Considering that the market has settled upon a particular wage for the skill set in question, that’s the going rate for that skill. So…it’s really difficult, in my opinion, to formulate why the successful business should pay their worker more. Seriously. What philosophical foundation would there be for that? I won’t say it doesn’t exist, as I haven’t dove into the literature, but it’s difficult for me to make one, although I fully understand the oddness of a business being greatly successful but continuing to pay their one worker minimum wage. [although, strictly speaking, the worker at the hardware store is probably working a lot harder, but let’s assume for now that this is not the case]
Now, let’s say that the state has decided to raise its minimum wage. The couple who owns the antique store can no longer afford their worker, and the job is now much harder for them in order to stay afloat. The hardware store has to pay it’s worker more, but they easily afford it. In such a case, the raising of the minimum wage discriminates against very small business. In fact, you might able to argue that raising the minimum wage discriminates against rural areas that don’t have the population or the demand to pay higher prices, which they don’t need to do since the cost of living in those areas is typically lower, too. People in the cities are at a great advantage when it comes to paying higher wages: they are surrounded by other people, and if the demand doesn’t exist THERE, then they go out of business and everybody understands.
Now, one way to argue, which I actually find really interesting, is that a company that can’t afford to pay their worker(s) a living wage (in our case, meaning a higher minimum wage) shouldn’t exist, it should be selected out by the market. That’s actually really interesting. I think what it means is that if you raise the minimum wage too high, loads of businesses that are breaking even have to close down, and this puts selective pressure on corporate jobs (I’m not joking! Think about it! Many people own break-even businesses because they so hate the idea of working for other people. It’s real!), for which the demand must necessarily increase. At the same time, if you can only stay afloat by paying poverty wages, your business model isn’t very viable, is it? So in that case, raising the minimum wage actual weeds weak businesses out.
What’s the answer? I don’t know. It would be interesting if working for a company gave you access to a portion of its revenues, but that’s not how wage labor works. You are selling your skills for money. And who knows? Maybe Marx actually shed some light on this. But presently, I don’t know what a good solution is, except that the issue is complicated. Minimum wage is only particularly relevant compared to the cost of living, which varies from place to place (especially rural vs. urban), and, for whatever reason, it is really bad optics when a company is successful but doesn’t pay it’s employees above minimum wage. But I do think there is also some truth to saying that companies that can’t afford to pay a minimum wage aren’t usually adding a tremendous amount of value to the world, either, and I suspect a case could be made for letting the market select those out, you just have to be careful where you set that bar.

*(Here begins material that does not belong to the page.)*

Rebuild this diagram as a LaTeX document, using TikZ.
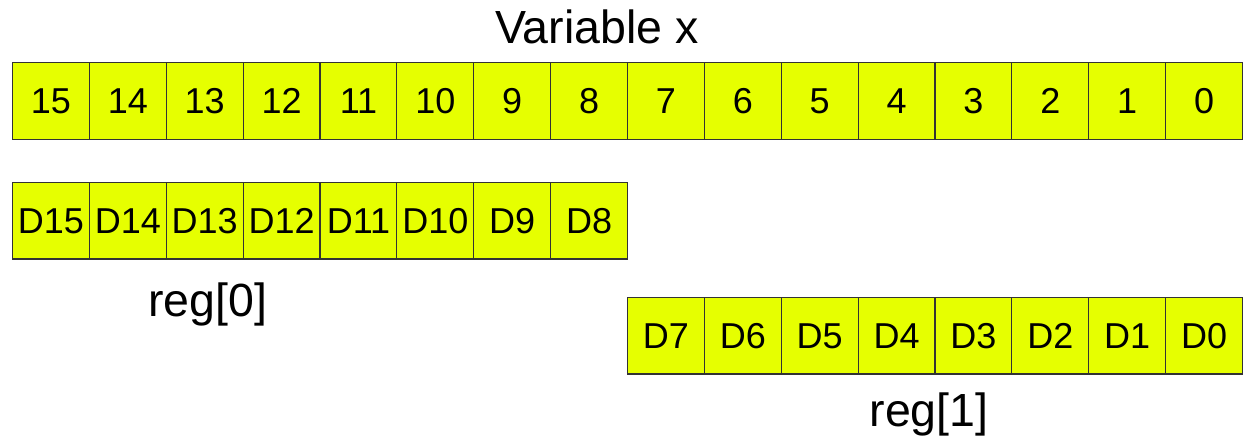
\documentclass[tikz,border=0pt]{standalone}
\usepackage{fontspec}
\setmainfont{Liberation Sans}
\definecolor{cellfill}{HTML}{E6FF00}
\definecolor{cellline}{HTML}{333333}
\tikzset{
  bitcell/.style={draw=cellline, line width=1.2pt, fill=cellfill,
    minimum width=76.875pt, minimum height=76.6pt, inner sep=0pt,
    text height=25.8pt, text depth=0pt, font=\fontsize{36}{43}\selectfont},
  caption/.style={anchor=base, inner sep=0pt, font=\fontsize{46.5}{56}\selectfont}
}
\begin{document}
\begin{tikzpicture}[x=1pt, y=-1pt]
\useasboundingbox (0,0) rectangle (1246,440);
% bits of the variable
\foreach \i in {0,...,15} {
  \pgfmathtruncatemacro{\b}{15-\i}
  \node[bitcell] (x\b) at ({12.5+76.875*(\i+0.5)},101) {\b};
}
% register 0 holds the high byte
\foreach \i in {0,...,7} {
  \pgfmathtruncatemacro{\b}{15-\i}
  \node[bitcell] (ra\b) at ({12.5+76.875*(\i+0.5)},220.6) {D\b};
}
% register 1 holds the low byte
\foreach \i in {0,...,7} {
  \pgfmathtruncatemacro{\b}{7-\i}
  \node[bitcell] (rb\b) at ({627.5+76.875*(\i+0.5)},335.6) {D\b};
}
\node[caption] (title) at (597,43) {Variable x};
\node[caption] (reg0) at (207.5,316.7) {reg[0]};
\node[caption] (reg1) at (929,426.7) {reg[1]};
\end{tikzpicture}
\end{document}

Also worth noting is that there is a disconnect between the skill a worker performs and the constancy – the demand – placed upon the exercise of that skill. This is also interesting. When most companies expand, they often hire more workers, but there are other times, such as our example, where it seems necessarily to be true that some workers must exercise their skill more, but are not compensated based on workload, which is difficult to measure. Perhaps it’s the difficulty of measuring this workload that leads to such a disconnect between wages and work, and I think it’s a subject work inquiring into.
Let’s look at a different example, related to why government intervention is valuable:
Standing in ironic disharmony to Riskyville, let’s assume a city called Safeville, in which a factory operates. Regulations do not govern this factory, and so, due to mis-engineering of processes and poor safety standards and cutting corners, several people die in this factory over time. The executives care more about production than they do safety, so the people in operations are the ones risking their lives.
This…has happened all through history. In fact, I’ve been watching a channel that covers quite a number of these deaths. It’s true that I tend toward conservative economic policies, but this is where I would describe myself as something of a “medium government” guy. This is a situation in which you cannot just tell people to vote with their dollars. Why do people still buy Apple products even after the conditions of its contractor factories have been exposed over the past decade? (zing! Sorry, just had to jab at Apple, it’s too easy). Nobody would do it in large enough numbers to make a difference, and even if they did, people would have had to die in the process before the company had a “profile” of worker safety for people to evaluate. People abstract away the supply chain. That’s just human psychology, you can spray your hair blue and scream in the streets as much as you want, but that’s just how it works. So there’s only one solution: regulation. Regulation that has steep punishments for failure to meet safety standards. To stop people from dying in Safeville’s factories. And that’s why laissez-faire can go fuck itself.
You might say, “Well, too much regulation means fewer businesses can afford to operate!” Which I get. You don’t want extraneous regulation. At the same time, should people be dying in factories because some businesses can’t afford to pay for safety equipment, layouts, and training? No. If you can’t operate safely, you shouldn’t be operating.
It’s a different subject, but oddly very similar. Different enough, though, that the conclusions aren’t parallel, I don’t yet believe.
Anyway, that’s all I’ve got for today. It’s only two issues and there’s no way in hell I can think up every significant facet, but I think they are valuable exercises.